Justin Craigwell-Graham, one of L.E.K.’s newly elected Partners, answers questions about identity and building a lasting career in consulting. Justin draws on his experience as an African American in the consulting industry to advise and educate around being your authentic self at work whilst making professional strides.
1. Describe your career journey thus far, including when you first considered a career in consulting, and when you started with L.E.K.
My professional journey began around 2010. By this time, I had earned my undergraduate degree, and a Master’s degree in finance. I initially wanted a career in finance during school, but found it to be a bit surface level. I was primarily building models and using them to make high-level assumptions. I learned about consulting while doing recruiting, and thought that might be a good fit for me. So, I applied for an Associate role with L.E.K.’s Chicago office.
Eight years later, as a Manager, I was watching colleagues come and go from the firm and began to feel a little restless. I enjoyed my time at L.E.K., but I wanted to do something different. At the time, my sister was living in Rwanada and had started a couple of startups in the gym and coworking space. I made the decision to join her and moved to Kigali for 7 months.
During my time away from L.E.K. I started to really appreciate a lot of elements of the firm. Ultimately, I decided to re-join L.E.K. in October of 2019, and was recently elected Partner.
2. Did you have any mentors at L.E.K. or elsewhere? How did those relationships support you during the early stages of your career?
I had several mentors before L.E.K., particularly in college. I was a member of a historically black fraternity at Duke, and many of those individuals continued onto careers in law, finance, and other professional services fields. It was great to have that network for professional and social support. I also had many important mentors at L.E.K.. I think that is probably the single most important factor for someone’s success. Mentor relationships are symbiotic, if you do a good job and make people’s lives easier, they will look out for you in return.
3. What were some of the challenges of being a person of color in a predominantly white industry? What were some of the ways you dealt with these challenges?

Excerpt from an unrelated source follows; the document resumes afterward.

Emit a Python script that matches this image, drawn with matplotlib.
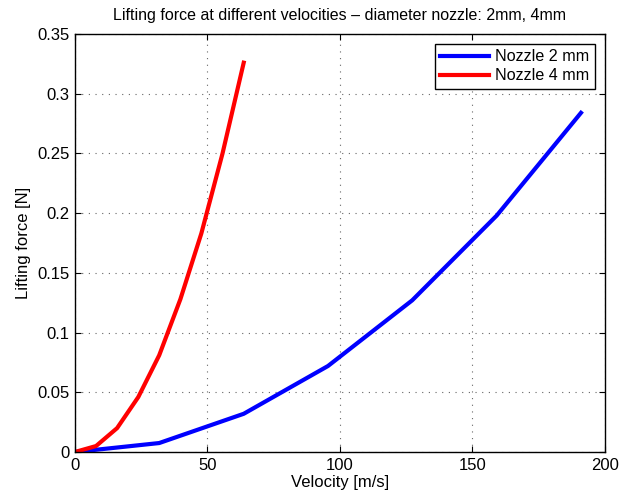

Of course, this has been a challenge. When you are someone who has different experiences growing up, and access to different resources, it’s going to create challenges when you enter spaces with people who did not have those experiences. In addition to this, you face people’s biases against you.
To deal with these challenges I focused on my performance, allies, and community. I made sure that my work stood out and spoke for itself. Being undeniably good at your job is a great way to combat people’s perceptions of you. In addition to that, I leaned heavily on peers and mentors that looked out for me and made connections with people that shared my experience. I also realized the importance of a designated space to talk about issues like race, even in the workplace. That’s why I founded Mosaic.
4. As one of the founders of Mosaic, can you tell us what was the catalyst for creating the group? And, why do you believe an Employee Resource Group (ERG) like Mosaic is critical in the workplace?
I founded Mosaic, L.E.K.’s ethnic and racial minority ERG, because through my own experiences as a black person at the firm I identified a need for a community that was necessary across several dimensions of otherness. There is a growing sense of urgency to bring authenticity to the workplace. For many people of color, particularly the younger generation, this means being able to talk about ‘sensitive’ topics like race, safely at work. Mosaic affords L.E.K.ers an outlet within the firm to build community and address certain issues with the leveraged strength of the entire group.
Another layer of Mosaic is its influence on attracting candidates. Mosaic’s efforts help build a concentrated recruitment footprint, getting candidates that are generally harder to recruit. In other words, Mosaic helps attract other brilliant ethnic and racial minority candidates to the firm through our existing membership.
A group like Mosaic is critical in the workplace because people need to see representation. Representation becomes swim lanes for the next generation of leaders. Mosaic also provides a central meeting place for community, allowing members to be more authentic at work, and hopefully contributing to longer tenures with the firm. It’s also critical to have a space to express yourself, and work through things with your peers.
5. As a newly elected Partner, you’ve obviously achieved a tremendous amount of success in your career. What advice would you offer to someone who might not see themselves reflected in the consulting industry?
Consulting and professional services in America in general, is a place where people don’t care what you look like. They care that you are competent, can leverage resources, and do good work. Even if you don’t see yourself represented in the leadership, know that you always have the opportunity to be the ‘first’ something. Be proud and confident in the autonomy that you have and know that no one is keeping you from reaching the top.